From the listing below, copy word for word every line starting at the one that includes "Emit a Python" and ending at the one that includes "periods = list(range(198))"; the pictures are omitted.
— BEGIN Provided information —
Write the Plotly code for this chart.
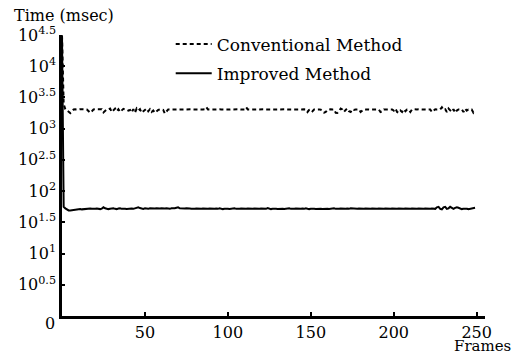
— END Provided information —
— BEGIN Provided information —
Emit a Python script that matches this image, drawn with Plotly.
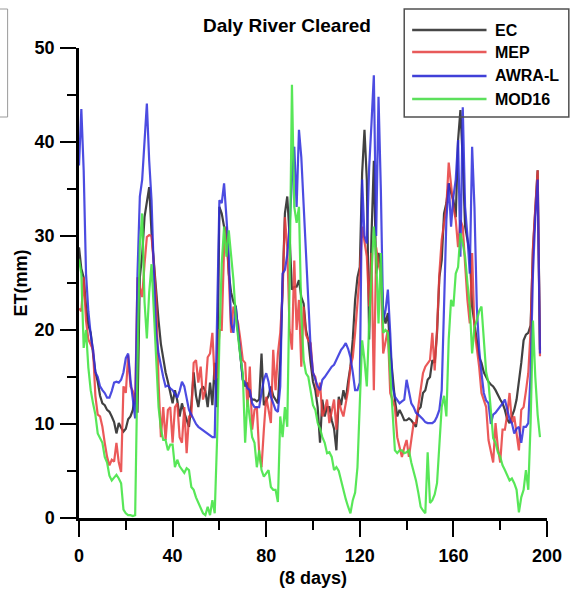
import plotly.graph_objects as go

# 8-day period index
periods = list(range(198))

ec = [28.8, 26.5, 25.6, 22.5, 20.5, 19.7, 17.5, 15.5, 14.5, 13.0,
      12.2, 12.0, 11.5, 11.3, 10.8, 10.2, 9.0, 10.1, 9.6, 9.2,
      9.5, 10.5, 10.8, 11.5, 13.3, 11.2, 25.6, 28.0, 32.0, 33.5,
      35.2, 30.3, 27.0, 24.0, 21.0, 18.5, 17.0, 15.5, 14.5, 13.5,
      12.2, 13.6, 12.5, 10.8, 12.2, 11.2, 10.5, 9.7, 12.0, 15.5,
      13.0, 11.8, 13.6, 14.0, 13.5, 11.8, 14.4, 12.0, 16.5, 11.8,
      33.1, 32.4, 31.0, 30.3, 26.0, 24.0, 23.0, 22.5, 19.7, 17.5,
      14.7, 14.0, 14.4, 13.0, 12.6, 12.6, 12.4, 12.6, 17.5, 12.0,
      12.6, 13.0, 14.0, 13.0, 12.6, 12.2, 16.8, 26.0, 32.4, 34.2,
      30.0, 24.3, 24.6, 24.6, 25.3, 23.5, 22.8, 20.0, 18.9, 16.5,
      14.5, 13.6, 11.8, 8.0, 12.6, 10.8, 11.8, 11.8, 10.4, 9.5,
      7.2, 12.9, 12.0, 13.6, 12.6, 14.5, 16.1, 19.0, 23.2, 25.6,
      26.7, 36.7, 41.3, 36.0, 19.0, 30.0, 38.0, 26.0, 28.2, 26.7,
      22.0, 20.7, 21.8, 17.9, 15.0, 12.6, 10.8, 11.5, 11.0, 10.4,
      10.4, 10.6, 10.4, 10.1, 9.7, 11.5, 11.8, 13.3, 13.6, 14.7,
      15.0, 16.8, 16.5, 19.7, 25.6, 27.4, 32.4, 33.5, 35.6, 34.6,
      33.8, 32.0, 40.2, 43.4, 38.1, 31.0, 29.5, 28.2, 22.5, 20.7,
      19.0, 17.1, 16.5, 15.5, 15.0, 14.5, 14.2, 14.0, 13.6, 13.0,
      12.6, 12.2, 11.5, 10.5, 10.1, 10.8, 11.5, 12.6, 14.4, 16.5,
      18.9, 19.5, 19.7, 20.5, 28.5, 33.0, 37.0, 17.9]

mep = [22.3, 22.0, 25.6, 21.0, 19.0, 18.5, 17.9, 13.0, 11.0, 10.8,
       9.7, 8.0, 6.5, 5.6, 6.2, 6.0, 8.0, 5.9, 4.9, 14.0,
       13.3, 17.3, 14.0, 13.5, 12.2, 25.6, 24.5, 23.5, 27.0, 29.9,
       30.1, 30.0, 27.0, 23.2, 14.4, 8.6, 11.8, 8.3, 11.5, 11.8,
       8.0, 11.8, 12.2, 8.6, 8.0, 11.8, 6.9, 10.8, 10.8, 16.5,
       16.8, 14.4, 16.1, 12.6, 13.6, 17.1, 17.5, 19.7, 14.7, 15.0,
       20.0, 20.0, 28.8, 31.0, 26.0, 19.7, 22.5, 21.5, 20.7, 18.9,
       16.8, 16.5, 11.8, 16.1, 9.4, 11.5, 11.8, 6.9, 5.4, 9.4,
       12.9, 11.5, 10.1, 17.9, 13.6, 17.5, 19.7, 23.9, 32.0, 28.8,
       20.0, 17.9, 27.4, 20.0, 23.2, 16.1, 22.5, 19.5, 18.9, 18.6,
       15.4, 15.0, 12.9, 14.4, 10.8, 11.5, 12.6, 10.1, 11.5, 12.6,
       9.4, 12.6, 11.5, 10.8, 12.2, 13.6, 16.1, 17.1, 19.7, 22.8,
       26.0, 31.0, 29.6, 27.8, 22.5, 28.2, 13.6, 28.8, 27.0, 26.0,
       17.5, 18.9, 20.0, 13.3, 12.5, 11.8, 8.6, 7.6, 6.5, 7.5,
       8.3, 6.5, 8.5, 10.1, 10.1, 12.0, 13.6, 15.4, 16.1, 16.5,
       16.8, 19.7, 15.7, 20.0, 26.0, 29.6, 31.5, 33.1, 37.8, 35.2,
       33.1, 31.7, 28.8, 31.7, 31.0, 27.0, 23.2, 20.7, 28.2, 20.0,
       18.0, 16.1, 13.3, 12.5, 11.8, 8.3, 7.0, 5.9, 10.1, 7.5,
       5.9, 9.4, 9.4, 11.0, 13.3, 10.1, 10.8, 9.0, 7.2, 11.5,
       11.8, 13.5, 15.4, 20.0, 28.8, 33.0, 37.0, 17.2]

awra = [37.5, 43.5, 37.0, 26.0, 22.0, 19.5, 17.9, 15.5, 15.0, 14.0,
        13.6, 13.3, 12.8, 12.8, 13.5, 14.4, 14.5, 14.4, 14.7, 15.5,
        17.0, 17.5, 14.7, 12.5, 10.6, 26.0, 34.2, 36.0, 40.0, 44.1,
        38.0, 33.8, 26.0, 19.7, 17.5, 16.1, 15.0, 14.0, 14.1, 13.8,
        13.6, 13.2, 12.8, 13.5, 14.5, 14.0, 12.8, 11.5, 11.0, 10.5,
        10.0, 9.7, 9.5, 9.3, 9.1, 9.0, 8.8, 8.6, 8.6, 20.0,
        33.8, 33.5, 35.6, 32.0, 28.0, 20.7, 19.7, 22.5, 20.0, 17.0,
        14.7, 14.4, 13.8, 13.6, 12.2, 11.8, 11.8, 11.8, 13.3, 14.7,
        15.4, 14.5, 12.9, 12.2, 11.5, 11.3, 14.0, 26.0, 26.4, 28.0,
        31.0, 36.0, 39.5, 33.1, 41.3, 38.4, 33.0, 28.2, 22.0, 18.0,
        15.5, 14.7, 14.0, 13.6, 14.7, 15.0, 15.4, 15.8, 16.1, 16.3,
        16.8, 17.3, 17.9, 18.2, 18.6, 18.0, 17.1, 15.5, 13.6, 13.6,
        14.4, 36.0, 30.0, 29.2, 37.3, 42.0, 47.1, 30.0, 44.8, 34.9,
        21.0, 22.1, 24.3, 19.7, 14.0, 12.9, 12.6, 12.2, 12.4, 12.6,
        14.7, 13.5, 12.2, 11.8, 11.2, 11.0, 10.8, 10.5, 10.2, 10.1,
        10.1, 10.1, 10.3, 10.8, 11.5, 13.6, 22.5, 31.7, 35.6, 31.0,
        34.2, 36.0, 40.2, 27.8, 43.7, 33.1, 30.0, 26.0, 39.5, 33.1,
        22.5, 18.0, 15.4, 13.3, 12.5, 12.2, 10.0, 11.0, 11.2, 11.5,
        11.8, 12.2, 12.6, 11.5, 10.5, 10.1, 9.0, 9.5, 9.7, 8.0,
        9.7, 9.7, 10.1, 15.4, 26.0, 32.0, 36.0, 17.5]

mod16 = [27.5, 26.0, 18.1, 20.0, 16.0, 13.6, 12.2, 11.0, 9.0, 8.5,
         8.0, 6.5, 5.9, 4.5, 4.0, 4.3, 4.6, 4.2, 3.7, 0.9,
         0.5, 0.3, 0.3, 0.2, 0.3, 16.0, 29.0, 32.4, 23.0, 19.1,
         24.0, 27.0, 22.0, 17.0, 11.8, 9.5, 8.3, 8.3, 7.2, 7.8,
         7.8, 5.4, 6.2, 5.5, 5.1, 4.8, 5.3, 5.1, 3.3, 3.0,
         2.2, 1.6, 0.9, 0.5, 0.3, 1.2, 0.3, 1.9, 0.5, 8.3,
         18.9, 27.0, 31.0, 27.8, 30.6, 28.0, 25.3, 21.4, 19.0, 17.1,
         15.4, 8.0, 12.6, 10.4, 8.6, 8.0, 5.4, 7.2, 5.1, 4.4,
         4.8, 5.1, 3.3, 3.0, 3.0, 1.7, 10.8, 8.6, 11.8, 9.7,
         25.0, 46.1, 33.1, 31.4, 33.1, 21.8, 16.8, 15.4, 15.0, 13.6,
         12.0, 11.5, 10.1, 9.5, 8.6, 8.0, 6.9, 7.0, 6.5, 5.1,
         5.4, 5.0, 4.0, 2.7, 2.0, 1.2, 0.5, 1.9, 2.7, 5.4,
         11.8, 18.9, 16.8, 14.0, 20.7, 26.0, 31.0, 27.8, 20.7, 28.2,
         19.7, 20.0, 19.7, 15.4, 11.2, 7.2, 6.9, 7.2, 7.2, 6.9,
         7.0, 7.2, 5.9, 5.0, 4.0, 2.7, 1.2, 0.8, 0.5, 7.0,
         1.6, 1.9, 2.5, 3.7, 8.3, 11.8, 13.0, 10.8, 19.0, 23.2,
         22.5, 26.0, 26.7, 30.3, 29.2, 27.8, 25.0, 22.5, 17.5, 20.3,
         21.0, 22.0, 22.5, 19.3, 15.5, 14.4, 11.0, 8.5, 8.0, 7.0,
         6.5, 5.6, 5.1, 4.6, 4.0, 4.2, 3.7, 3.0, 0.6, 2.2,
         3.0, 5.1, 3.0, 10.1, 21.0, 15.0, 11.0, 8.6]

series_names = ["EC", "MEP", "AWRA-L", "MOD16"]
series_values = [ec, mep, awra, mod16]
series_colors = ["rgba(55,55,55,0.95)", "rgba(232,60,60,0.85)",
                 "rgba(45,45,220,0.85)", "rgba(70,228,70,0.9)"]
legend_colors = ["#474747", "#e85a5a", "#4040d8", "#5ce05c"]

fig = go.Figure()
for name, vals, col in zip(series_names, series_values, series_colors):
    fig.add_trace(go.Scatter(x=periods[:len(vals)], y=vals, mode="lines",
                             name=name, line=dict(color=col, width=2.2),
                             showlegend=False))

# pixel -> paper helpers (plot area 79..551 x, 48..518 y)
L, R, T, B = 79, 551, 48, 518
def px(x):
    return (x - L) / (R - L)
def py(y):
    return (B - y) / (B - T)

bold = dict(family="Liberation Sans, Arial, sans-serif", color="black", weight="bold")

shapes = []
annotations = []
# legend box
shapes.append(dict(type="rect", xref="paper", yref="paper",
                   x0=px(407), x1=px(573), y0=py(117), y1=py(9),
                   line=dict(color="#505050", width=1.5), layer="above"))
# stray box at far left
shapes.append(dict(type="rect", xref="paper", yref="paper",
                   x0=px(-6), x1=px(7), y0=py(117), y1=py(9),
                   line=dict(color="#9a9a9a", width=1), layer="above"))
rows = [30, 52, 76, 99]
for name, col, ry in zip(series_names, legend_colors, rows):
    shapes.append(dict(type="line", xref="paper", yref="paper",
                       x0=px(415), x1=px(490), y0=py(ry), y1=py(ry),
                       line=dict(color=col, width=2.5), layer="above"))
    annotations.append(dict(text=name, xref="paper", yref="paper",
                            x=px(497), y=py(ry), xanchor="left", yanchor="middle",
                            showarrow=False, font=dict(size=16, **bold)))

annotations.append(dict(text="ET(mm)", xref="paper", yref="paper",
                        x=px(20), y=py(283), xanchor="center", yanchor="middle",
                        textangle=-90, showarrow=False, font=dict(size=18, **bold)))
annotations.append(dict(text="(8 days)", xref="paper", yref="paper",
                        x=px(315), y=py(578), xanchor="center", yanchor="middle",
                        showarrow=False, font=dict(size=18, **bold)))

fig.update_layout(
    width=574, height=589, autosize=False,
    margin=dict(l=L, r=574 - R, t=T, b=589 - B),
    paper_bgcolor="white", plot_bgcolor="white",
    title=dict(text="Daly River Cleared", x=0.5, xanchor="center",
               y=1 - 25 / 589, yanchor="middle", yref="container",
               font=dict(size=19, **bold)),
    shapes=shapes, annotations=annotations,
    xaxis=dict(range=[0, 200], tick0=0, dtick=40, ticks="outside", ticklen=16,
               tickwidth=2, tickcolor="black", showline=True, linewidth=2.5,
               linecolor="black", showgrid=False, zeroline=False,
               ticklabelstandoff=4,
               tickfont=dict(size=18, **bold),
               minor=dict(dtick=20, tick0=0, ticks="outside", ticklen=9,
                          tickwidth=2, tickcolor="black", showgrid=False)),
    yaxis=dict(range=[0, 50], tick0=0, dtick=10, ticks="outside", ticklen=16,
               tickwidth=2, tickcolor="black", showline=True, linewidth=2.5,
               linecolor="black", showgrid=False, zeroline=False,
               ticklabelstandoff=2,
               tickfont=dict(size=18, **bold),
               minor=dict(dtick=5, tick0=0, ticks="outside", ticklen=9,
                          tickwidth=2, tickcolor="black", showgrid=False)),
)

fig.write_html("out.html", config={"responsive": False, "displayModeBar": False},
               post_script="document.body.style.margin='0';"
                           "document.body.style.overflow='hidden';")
— END Provided information —
● **In response**:
Emit a Python script that matches this image, drawn with Plotly.
import plotly.graph_objects as go

# 8-day period index
periods = list(range(198))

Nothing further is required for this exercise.